Maklumat raja Koresh ini ditulis dalam silinder yang terbuat dari tanah liat, yang sekarang disimpan di museum Inggris.

Dalam sejarah penyelamatan, Allah memang memilih raja-raja tertentu untuk memimpin atau pun membebaskan bangsa Israel. Namun kisah raja Koresh ini sesungguhnya mau mengajak kembali para penguasa yang tidak mengenal Allah untuk kembali beribadah kepada Allah. Karena hanya Allah saja yang bisa memampukan mereka untuk memimpin dengan baik, dengan bijaksana. Tanpa Allah mereka akan menjadi raja atau penguasa yang lalim, penguasa yang tidak berperikemanusiaan.
 ***
Dalam bacaan Injil yang diperdengarkan kepada kita hari ini, kita mendengar bagaimana orang-orang Farisi bersepakat dengan orang-orang Herodian untuk mencobai Yesus, dengan menanyakan, “Bolehkah membayar pajak kepada Kaisar atau tidak?”

Tentu pertanyaan ini dimaksudkan untuk menjebak Yesus, tetapi Yesus memberikan jawaban seperti yang sudah mereka sendiri ketahui, bahwa memang harus membayar pajak kepada Kaisar. Yesus tidak melarang orang Yahudi untuk membayar pajak kepada Kaisar. Karena konteksnya adalah umat Israel atau orang Yahudi pada waktu itu sedang berada di bawah penguasaan bangsa lain, berada di bawah pemerintahan kekaisaran Romawi.

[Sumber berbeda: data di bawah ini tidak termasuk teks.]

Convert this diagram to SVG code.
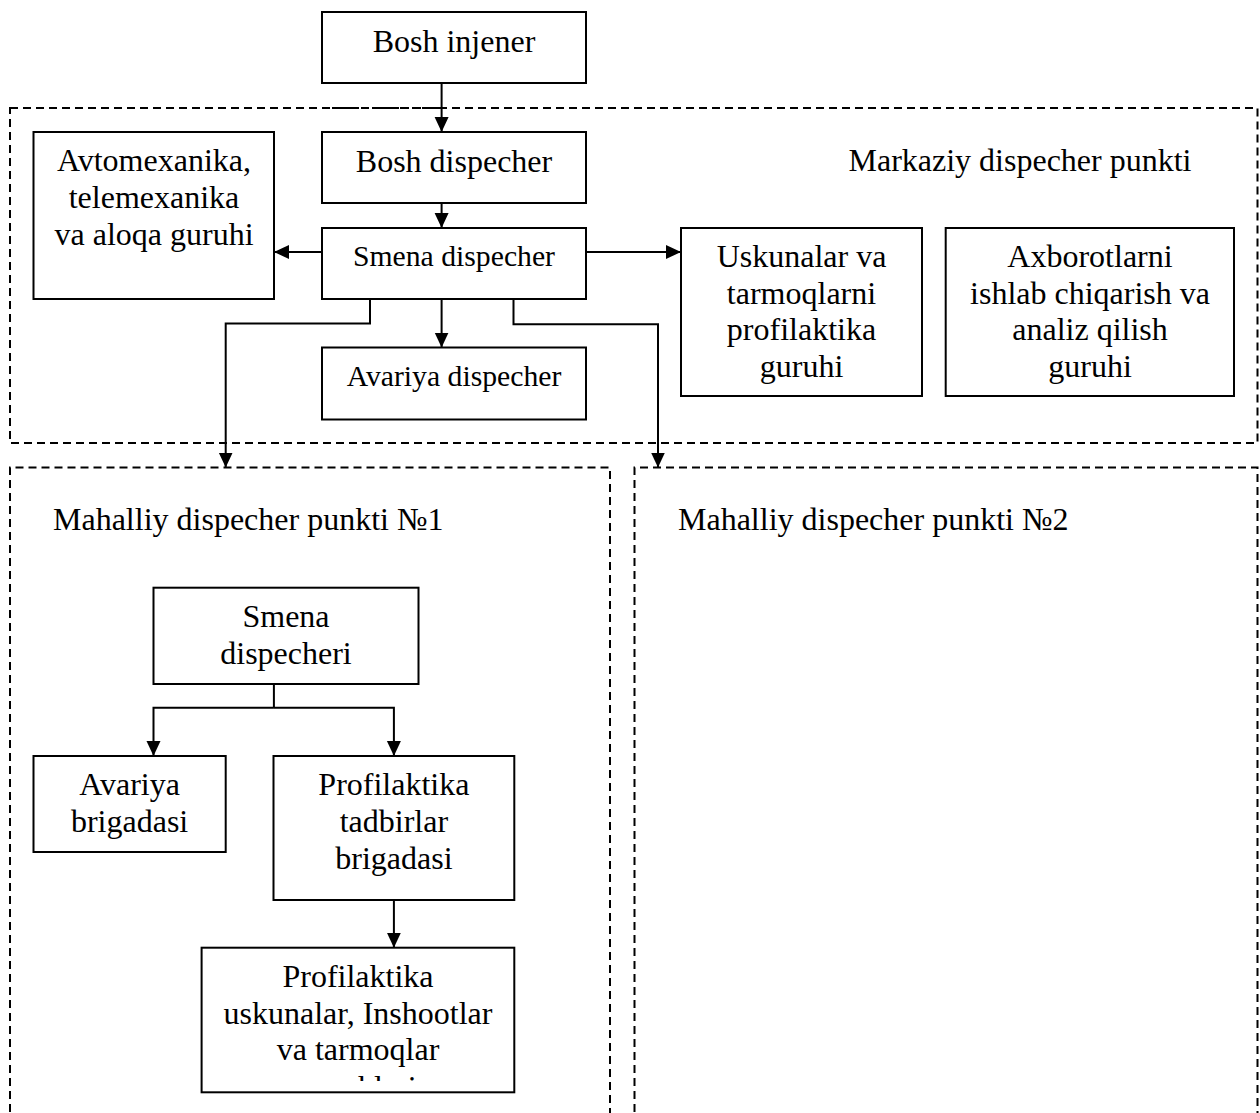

Umat Israel atau orang Yahudi mengalami penjajahan sebagai hukuman atas dosa-dosa mereka. Oleh sebab itu, mereka harus menanggung konsekuensinya, ketika mereka tidak mau hidup menurut kehendak Tuhan.

Konteks umat Israel ini tentu mengingatkan kita kembali kepada bacaan pertama tadi, yaitu ketika Allah memilih raja Koresh, seorang raja dari bangsa lain untuk menguasai mereka. Hal ini bisa saja terulang kembali pada masa Yesus, yaitu umat Israel pun berada di bawah pendudukan kekaisaran Romawi, supaya mereka disadarkan untuk bertobat dan kembali beribadah kepada Allah sesuai dengan kehendak-Nya. Dan  sebenarnya, dengan membayar pajak kepada Kaisar pada waktu itu, hal ini tentu bisa menghindari penindasan yang lebih keji lagi atas diri mereka.  

Namun umat beriman yang terkasih, tidak hanya sebatas itu saja Yesus menjawabi keingin-tahuan para pencobanya. Yesus lebih jauh sebenarnya mau menyadarkan mereka untuk memberikan juga kepada Allah apa yang wajib mereka berikan kepada Allah, “Berikanlah kepada Kaisar apa yang wajib kamu berikan kepada Kaisar, dan kepada Allah apa yang wajib kamu berikan kepada Allah”. Kalimat terakhir inilah yang sebenarnya menjadi penekanan utama Yesus. Bahwa umat Israel boleh saja membayar pajak kepada Kaisar, tetapi yang lebih penting daripada itu adalah mereka harus memenuhi kewajiban mereka yang utama kepada Allah, yaitu memberikan apa yang wajib diberikan kepada Allah sebagai hak Allah.

Kita semua tentu bertanya, apa sebenarnya yang dimaksud Yesus sebagai hak Allah atau apa yang wajib diberikan kepada Allah, bukan saja hanya oleh umat Israel, tetapi juga oleh kita semua yang menamakan diri sebagai anak-anak Allah atau orang Katolik.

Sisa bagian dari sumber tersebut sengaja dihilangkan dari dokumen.